Many leaders unconsciously reward the appearance of progress over actual intellectual discernment — a productivity illusion.
The concept of a growth mindset is often misinterpreted as a call for relentless striving, but sustainable growth depends on psychological safety, reflective thinking and the ability to pause before reacting.
Leaders who model steadiness and calm attention build more durable organizations than those who simply move fastest.
For much of modern business culture, growth has been driven by pressure. Leaders are encouraged to move faster, scale harder and respond immediately. Urgency is often treated as a virtue, and exhaustion can be mistaken for commitment.
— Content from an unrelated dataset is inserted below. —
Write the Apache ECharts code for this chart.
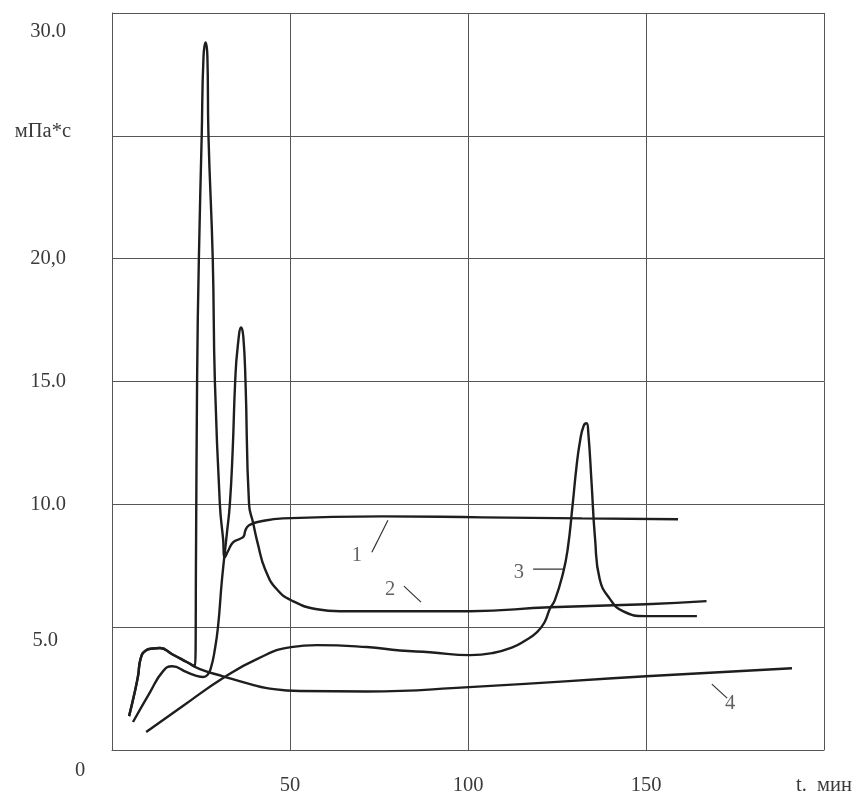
<!DOCTYPE html>
<html>
<head>
<meta charset="utf-8">
<script src="https://cdn.jsdelivr.net/npm/echarts@6/dist/echarts.min.js"></script>
<style>html,body{margin:0;padding:0;background:#fff}#c{width:856px;height:796px}</style>
</head>
<body>
<div id="c"></div>
<script>
// ---- data ----
const xTickValues = [0, 50, 100, 150, 200];
const xTickLabels = ['0', '50', '100', '150', 't.  мин'];
const yTickValues = [0, 5, 10, 15, 20, 25, 30];
const yTickLabels = ['', '5.0', '10.0', '15.0', '20,0', 'мПа*с', '30.0'];

const curve1 = [[4.8,1.38],[6.3,2.3],[7.3,3.0],[8.1,3.75],[9.5,4.05],[11.5,4.13],[13.5,4.15],[16.9,3.9],[21,3.58],[23.3,3.4],
  [23.6,8],[23.9,15],[24.4,20],[25.2,25],[25.7,28.2],[26.3,28.8],[26.8,28.2],[27.1,25],[28.3,20],[28.9,15],[30.3,10],
  [31.2,8.6],[31.7,7.85],[32.6,8.1],[34,8.45],[36,8.6],[37.0,8.7],[37.5,8.95],[38.5,9.15],[41.6,9.3],[48,9.43],[76,9.51],
  [104,9.47],[132,9.43],[159,9.39]];
const curve2 = [[5.9,1.14],[10.7,2.36],[14.3,3.2],[16.9,3.41],[21,3.17],[23.5,3.03],[25.6,2.97],[26.8,3.05],[27.8,3.35],
  [28.9,4.1],[29.8,5.04],[30.9,6.95],[32.3,8.86],[33.1,10],[33.9,12.2],[34.6,15],[35.3,16.4],[36.3,17.2],[36.9,16.8],
  [37.5,15],[38.5,10],[39.6,9.27],[41,8.37],[43,7.36],[46.3,6.54],[50.8,6.06],[57.6,5.73],[64,5.65],[76,5.65],
  [100.6,5.65],[123,5.81],[150,5.93],[167,6.06]];
const curve3 = [[9.6,0.73],[20,1.8],[31.2,2.93],[40.7,3.7],[50.3,4.19],[57.6,4.27],[71.6,4.19],[80.9,4.05],[89.3,3.98],
  [100.6,3.86],[107,3.95],[112.6,4.19],[116,4.45],[119.4,4.8],[121.5,5.2],[123,5.75],[124.4,6.1],[126.7,7.2],[128,8.17],
  [129.4,10],[130.5,11.56],[131.5,12.6],[132.5,13.2],[133.3,13.3],[133.8,12.9],[134.7,10.9],[135.7,8.58],[137,6.95],
  [139.9,6.14],[143.5,5.65],[150,5.45],[164.3,5.45]];
const curve4 = [[4.8,1.38],[6.3,2.3],[7.3,3.0],[8.1,3.75],[9.5,4.05],[11.5,4.13],[13.5,4.15],[16.9,3.9],[21,3.58],[24.7,3.29],
  [31.2,3.0],[38.8,2.68],[43.5,2.52],[52.8,2.4],[71.6,2.38],[100.3,2.56],[150,3.0],[191,3.33]];

const curveNames = ['1', '2', '3', '4'];
const labelTexts = [[68.8,7.9,'1'],[78.1,6.54,'2'],[114.3,7.24,'3'],[173.6,1.87,'4']];
const pointers = [
  [[73.0,8.05],[77.5,9.35]],
  [[82.0,6.67],[86.8,6.02]],
  [[118.3,7.36],[126.7,7.36]],
  [[168.5,2.68],[172.8,2.11]]
];

// ---- chart ----
const FONT = 'Liberation Serif';
const TXT = '#3a3a3a';
const chart = echarts.init(document.getElementById('c'), null, {renderer: 'canvas'});

const baseTok = {fontFamily: FONT, fontSize: 20.5, color: TXT};
const curveSeries = [curve1, curve2, curve3, curve4].map((d, i) => ({
  name: curveNames[i], type: 'line', data: d, symbol: 'none', smooth: 0.5,
  lineStyle: {color: '#1e1e1e', width: 2.4}, z: 3
}));
const pointerSeries = pointers.map(p => ({
  type: 'line', data: p, symbol: 'none', lineStyle: {color: '#333', width: 1.2}, z: 4
}));

chart.setOption({
  animation: false,
  backgroundColor: '#fff',
  grid: {left: 112, right: 32, top: 13, bottom: 45},
  xAxis: {
    type: 'value', min: 0, max: 200, interval: 50,
    axisLine: {lineStyle: {color: '#555', width: 1}},
    axisTick: {show: false},
    splitLine: {show: true, lineStyle: {color: '#555', width: 1}},
    axisLabel: {
      margin: 10, showMinLabel: true, showMaxLabel: true,
      formatter: v => {
        const i = xTickValues.indexOf(v);
        if (i < 0) return '';
        return (v === 0 ? '{z|' : '{n|') + xTickLabels[i] + '}';
      },
      rich: {
        n: Object.assign({}, baseTok, {padding: [15, 0, 0, 0]}),
        z: Object.assign({}, baseTok, {padding: [0, 64, 0, 0]})
      }
    }
  },
  yAxis: {
    type: 'value', min: 0, max: 30, interval: 5,
    axisLine: {show: true, lineStyle: {color: '#555', width: 1}},
    axisTick: {show: false},
    splitLine: {show: true, lineStyle: {color: '#555', width: 1}},
    axisLabel: {
      margin: 41, showMinLabel: true, showMaxLabel: true,
      formatter: v => {
        const i = yTickValues.indexOf(v);
        if (i < 0 || !yTickLabels[i]) return '';
        const s = yTickLabels[i];
        if (v === 30) return '{t|' + s + '}';
        if (v === 5) return '{f|' + s + '}';
        if (v === 25) return '{u|' + s + '}';
        return '{n|' + s + '}';
      },
      rich: {
        n: Object.assign({}, baseTok, {padding: [0, 5, 0, 0]}),
        t: Object.assign({}, baseTok, {padding: [38, 5, 0, 0]}),
        f: Object.assign({}, baseTok, {padding: [26, 13, 0, 0]}),
        u: Object.assign({}, baseTok, {padding: [0, 0, 8, 0]})
      }
    }
  },
  series: curveSeries.concat(pointerSeries, [{
    type: 'scatter', data: labelTexts, symbolSize: 1, itemStyle: {color: 'rgba(0,0,0,0)'},
    label: {show: true, position: 'inside', formatter: p => p.value[2],
      fontFamily: FONT, fontSize: 20.5, color: TXT}, z: 5
  }])
});
</script>
</body>
</html>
Pressure does produce results, as it sharpens focus in the short term and can push organizations through moments of difficulty. However, I have learned throughout my career that a steady pace is far more important when you expect consistency in productivity and growth.
I have seen board discussions where moving an idea forward too quickly produced lackluster outcomes. Pushing your team members to execute something that is time-sensitive without proper planning in place can result in loss of team morale and unsatisfactory results overall, as quality can easily be compromised this way to make way for hurried growth.
Speed of execution is no longer as important as elements such as quality, trust and experience. As markets grow more complex and information becomes more abundant, especially with the proliferation of AI technologies, wisdom and good judgment become the true differentiators.
The scarcest resource today is no longer capital or even talent, but it is attention to detail. In other words, does your product or service show that your company cares about its customers and clients?